Maybe your Sunday evening doesn’t revolve around TV scheduling, in which case, congratulations on your exciting and fulfilling life. If you’re like at least half of the ConDaily staff, though, it does, and last night presented a bit of a dilemma: watch the AMC premiere of Mad Men at 9ET/8CT, or watch the second episode of Game of Thrones on HBO at the same time?
If you’re like us, you decided to watch Mad Men first. Both HBO and AMC had a night of back-to-back encores planned, but Mad Men had a two-hour time slot, so going to Game of Thrones first would mean an hour break between show. Or waiting an hour and catching the second Game of Thrones and immediately going in to Mad Men, but why would you want to delay your happiness by an hour? Mad Men then immediately Game of Thrones was the clear decision. Except that Mad Men wasn’t a 2 hour premiere. It was a 2 hour and 8 minute premiere. Thanks for the heads up on that, AMC. Oh wait, you didn’t give us one. Sure, there’s the actual time listed in the digital cable guide, but this is news worthy of a smart phone app blast. I didn’t realize that the episode had gone 8 minutes over until you saw the credits and looked at the clock to see if you had time for a potty break before switching to GoT. This is what I get for having blind faith in television producers staying in their projected time slots.
Is 8 minutes really that big of a deal? You tell us. A lot can happen in that time. You can commit adultery (Don Draper), bang a prostitute (Tyrion Lannister), do 8 minute abs (maybe Namby?), and be more or less done making box mac and cheese (all the rest of us, and the ATL staff, and pretty much every under-employed legal type).
And so I missed the first 8 minutes of GoT. Sure, if we were real upset about it, we could’ve waited ‘til the next showing, or gotten on HBO Go, or On Demand, or begged someone to tell us what happened. (As an aside, I still haven’t seen it, so that tells you how eager I am, and by extension how upset I was).
But, let’s assume, for the sake of argument, that AMC had given us (and HBO) a heads up about this running over thing. What if they called up HBO and were all, “Hey, could you delay GoT a few minutes? We’re running a little long on this premiere of Mad Men.” And HBO could’ve been all like, “Yeah sure, AMC. We know that there’s a lot of overlap in our audiences (the people who care about good TV audience), and this is a small concession to make in order to let everyone watch both shows without a stupid one hour break in the middle or delaying the whole 188 minute TV marathon by an hour.”
And because this hypothetical is already ridiculous, picture it ending with the douchiest characters from each show high-fiving: Theon Greyjoy and Pete Campbell. (Spoiler alert: this joke is much funnier if you’ve seen the latest GoT.)

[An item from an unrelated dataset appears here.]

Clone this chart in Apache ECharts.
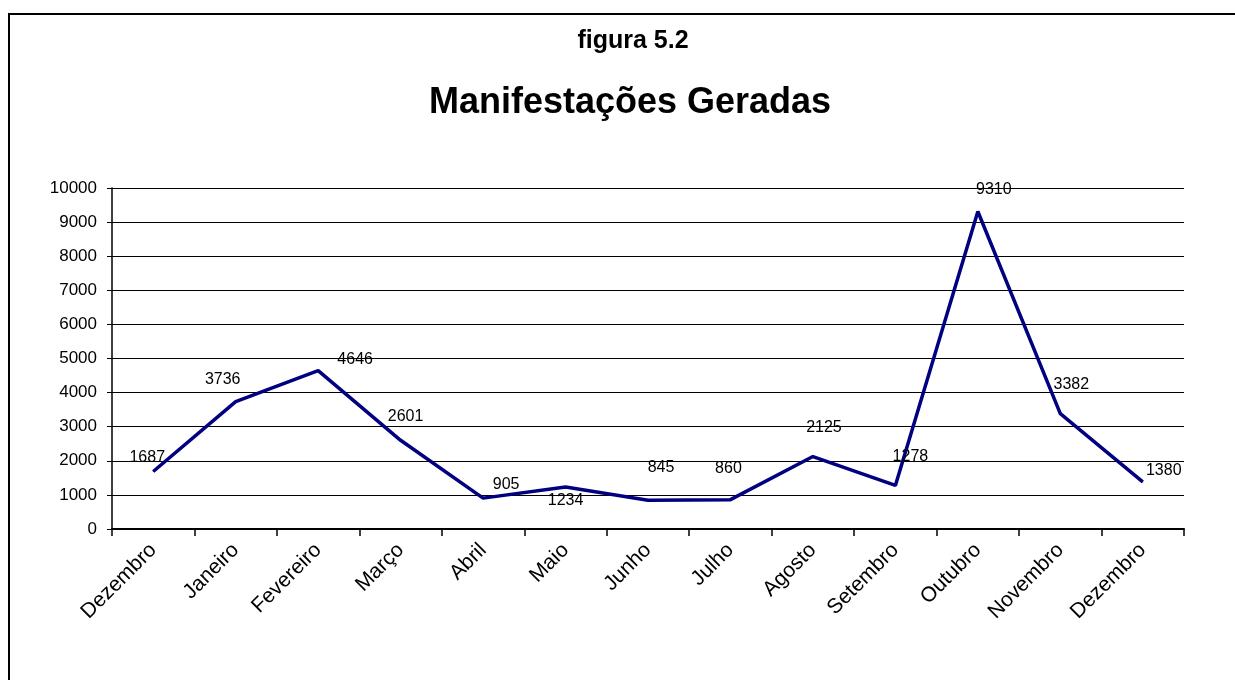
<!DOCTYPE html>
<html>
<head>
<meta charset="utf-8">
<script src="https://cdn.jsdelivr.net/npm/echarts@6/dist/echarts.min.js"></script>
<style>
html,body{margin:0;padding:0;background:#fff;}
#chart{width:1235px;height:680px;}
</style>
</head>
<body>
<div id="chart"></div>
<script>
const chartTitle = 'figura 5.2';
const chartSubtitle = 'Manifestações Geradas';
const categories = ['Dezembro','Janeiro','Fevereiro','Março','Abril','Maio','Junho','Julho','Agosto','Setembro','Outubro','Novembro','Dezembro'];
const values = [1687, 3736, 4646, 2601, 905, 1234, 845, 860, 2125, 1278, 9310, 3382, 1380];
const yTicks = {min: 0, max: 10000, interval: 1000};
// label offsets (pixels, relative to the point) as drawn in the reference
const labelOffsets = [[-6,-14],[-13,-22],[37,-11],[5,-24],[23,-14],[0,14],[13,-33],[-2,-31],[11,-29],[15,-29],[16,-22],[11,-29],[21,-11]];

const chart = echarts.init(document.getElementById('chart'), null, {renderer:'canvas'});
const font = '"Liberation Sans", Arial, sans-serif';
chart.setOption({
  backgroundColor: '#fff',
  animation: false,
  title: [
    {text: chartTitle, left: 628, top: 24, textAlign: 'center',
     textStyle: {fontFamily: font, fontWeight: 'bold', fontSize: 25, color: '#000'}},
    {text: chartSubtitle, left: 625, top: 80, textAlign: 'center',
     textStyle: {fontFamily: font, fontWeight: 'bold', fontSize: 36, color: '#000'}}
  ],
  graphic: [{
    type: 'rect', shape: {x: 9, y: 14, width: 1240, height: 700},
    style: {fill: 'none', stroke: '#000', lineWidth: 2}, silent: true, z: 100
  }],
  grid: {left: 112, right: 51, top: 188, bottom: 151, containLabel: false},
  xAxis: {
    type: 'category', data: categories, boundaryGap: true,
    axisLine: {lineStyle: {color: '#000', width: 2}},
    axisTick: {show: true, length: 7, alignWithLabel: false, lineStyle: {color: '#000', width: 1.5}},
    axisLabel: {rotate: 45, margin: 18, interval: 0, fontFamily: font, fontSize: 21, color: '#000'},
    splitLine: {show: false}
  },
  yAxis: {
    type: 'value', min: yTicks.min, max: yTicks.max, interval: yTicks.interval,
    axisLine: {show: true, lineStyle: {color: '#000', width: 1.5}},
    axisTick: {show: true, length: 5, lineStyle: {color: '#000'}},
    axisLabel: {margin: 15, fontFamily: font, fontSize: 17, color: '#000',
      formatter: v => String(v)},
    splitLine: {show: true, lineStyle: {color: '#000', width: 1}}
  },
  series: [{
    type: 'line',
    data: values.map((v, i) => ({
      value: v,
      label: {offset: labelOffsets[i]}
    })),
    symbol: 'circle', symbolSize: 1, showSymbol: true,
    itemStyle: {color: '#000080'},
    lineStyle: {color: '#000080', width: 3.5},
    label: {show: true, position: 'inside', fontFamily: font, fontSize: 16, color: '#000'}
  }]
});
</script>
</body>
</html>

Jumping into the legal analysis, this agree is, on its face, anti-competitive. As in “hey, let’s not compete over this chunk of time.” Anti-competitive collusion usually happens at the expense of the consumer and to the benefit of the business. But in this instance, if the networks had “colluded,” then everyone’s happy. The fans see all of each episode, so they’re happy, which (should) make the networks happy, and would certainly make advertisers in those last 8 minutes of Mad Men happy to not have a chunk of their audience switch over to HBO.
HBO doesn’t have much incentive to cooperate, but maybe AMC agrees to pay a portion of the last block of advertising money, or HBO just puts up a message saying “Game of Thrones has been delayed a few minutes while we wait for viewers to join us from Mad Men” and gains a lot of good will. Even viewers who don’t watch Mad Men will appreciate the gesture, and HBO can just run some filler, like cast interviews they’ve already taped, or run a promo for Louis CK’s new special.
Or even better, we could take our legally dubious collusion to the next level and send the Game of Thrones staff over to Mad Men and help them find 8 minutes to cut, because good lord that episode was slow. Maybe trim a few seconds off each of the close-ups showing Don looking—yet again—constipated? How about losing the entire thing with the wedding and the lighter? Maybe the photo shoot? The goulash? So many things. In the entire 2+ hours, Mad Men packed in about 3 moments of interest. The best thing the episode had going for it was getting all the disappointment out in one evening instead of ruining next Sunday as well. But nope, that didn’t happen, and instead we didn’t just get a poorly paced episode of Mad Men and a conflict of Game of Thrones, but I also got stuck with an assignment from BL1Y to analyze whether antitrust laws would prevent two networks from coordinating their scheduling. Thanks a lot everyone. I hope you get [spoilered] just like [spoiler] does to [spoiler] during [spoiler]’s [spoiler].